Fluctuations in the economy have a way of testing business priorities. Budgets tighten, projects get postponed, and innovation is, unfortunately, often the first to go. It seems logical: innovation is usually seen as a long-term investment, an optional extra.

But history (and data) tell a vastly different story.

This article outlines five essential reasons to sustain your innovation engine and it provides actionable approaches for maximizing your output efficiently through AI, data, and collaboration.

Key Article Takeaways

  • Cutting innovation during uncertainty delays recovery and limits growth.
  • Companies that invest in innovation in downturns emerge stronger.
  • AI and data optimize processes and free teams to focus on high-impact work.
  • Open innovation reduces costs and speeds up progress.
  • Platforms enable organizations to do more with less, through intelligent, collaborative innovation management.
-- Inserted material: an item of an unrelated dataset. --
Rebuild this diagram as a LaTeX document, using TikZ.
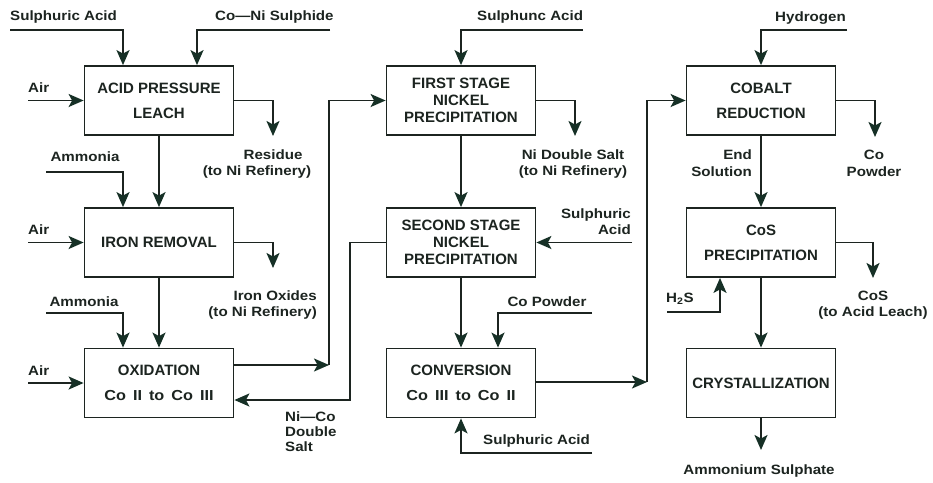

It’s Time to Reframe Economic Uncertainty as a B2B Opportunity

Companies that continue investing in innovation during downturns don’t just survive; they actually have the chance to outperform their peers once recovery begins.
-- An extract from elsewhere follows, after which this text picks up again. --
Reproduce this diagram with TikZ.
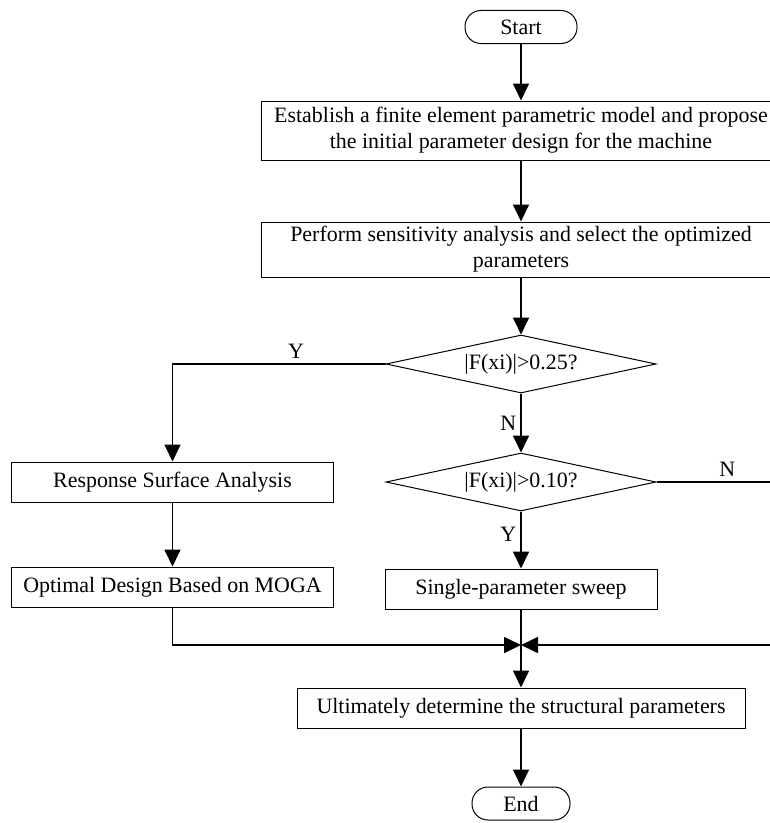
\documentclass[tikz,border=0pt]{standalone}
\usepackage{fontspec}
\setmainfont{Liberation Serif}
\usetikzlibrary{shapes.geometric,arrows.meta}

\begin{document}
\begin{tikzpicture}[x=1bp, y=-1bp,
    every node/.style={font=\fontsize{22}{26}\selectfont, inner sep=0pt},
    box/.style={draw, line width=1bp, rectangle, align=center},
    term/.style={draw, line width=1bp, rounded corners=16bp, minimum height=33bp},
    decision/.style={draw, line width=1bp, diamond, aspect=4.6, minimum width=270bp, minimum height=58bp},
    flow/.style={line width=1.7bp, -{Triangle[length=17bp, width=16bp]}},
    line/.style={line width=1.7bp}]
    % Frame of the picture, cut off at the right side
    \clip (0,0) rectangle (770,823);
    % Main column
    \node [term, minimum width=112bp] (start) at (521,27) {Start};
    \node [box, minimum width=520bp, minimum height=59bp] (model) at (521,130.5) {Establish a finite element parametric model and propose\\the initial parameter design for the machine};
    \node [box, minimum width=520bp, minimum height=55bp] (sens) at (521,249.5) {Perform sensitivity analysis and select the optimized\\parameters};
    \node [decision] (big) at (521,364) {|F(xi)|>0.25?};
    \node [decision] (small) at (521,482) {|F(xi)|>0.10?};
    \node [box, minimum width=272bp, minimum height=40bp] (sweep) at (521,589) {Single-parameter sweep};
    \coordinate (merge) at (521,645);
    \node [box, minimum width=448bp, minimum height=40bp] (final) at (521,708) {Ultimately determine the structural parameters};
    \node [term, minimum width=98bp] (end) at (521,803.5) {End};
    % Left branch
    \node [box, minimum width=321bp, minimum height=40bp] (rsa) at (172.5,482) {Response Surface Analysis};
    \node [box, minimum width=321bp, minimum height=40bp] (moga) at (172.5,587) {Optimal Design Based on MOGA};
    % Right branch, runs out of the picture
    \coordinate (outA) at (790,482);
    \coordinate (outB) at (790,645);
    % Connectors
    \draw [flow] (start) -- (model);
    \draw [flow] (model) -- (sens);
    \draw [flow] (sens) -- (big);
    \draw [flow] (big) -- node [left=4bp] {N} (small);
    \draw [flow] (small) -- node [pos=0.4, left=4bp] {Y} (sweep);
    \draw [flow] (big.west) -| node [pos=0.21, above=5bp] {Y} (rsa);
    \draw [flow] (rsa) -- (moga);
    \draw [flow] (moga) |- (merge);
    \draw [line] (small.east) -- node [pos=0.53, above=5bp] {N} (outA) -- (outB);
    \draw [flow] (outB) -- (merge);
    \draw [flow] (sweep) -- (final);
    \draw [flow] (final) -- (end);
\end{tikzpicture}
\end{document}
In fact, today's challenges are more complex than ever: Economic uncertainty persists alongside new crises, including climate change, geopolitical instability, and emerging technological risks, all of which demand agile innovative responses.

Organizations that maintained their innovation focus through the 2009 financial crisis, for example, emerged stronger, outperforming the market average by more than 30% and continuing to deliver accelerated growth over the subsequent three to five years (Source: McKinsey, 2020)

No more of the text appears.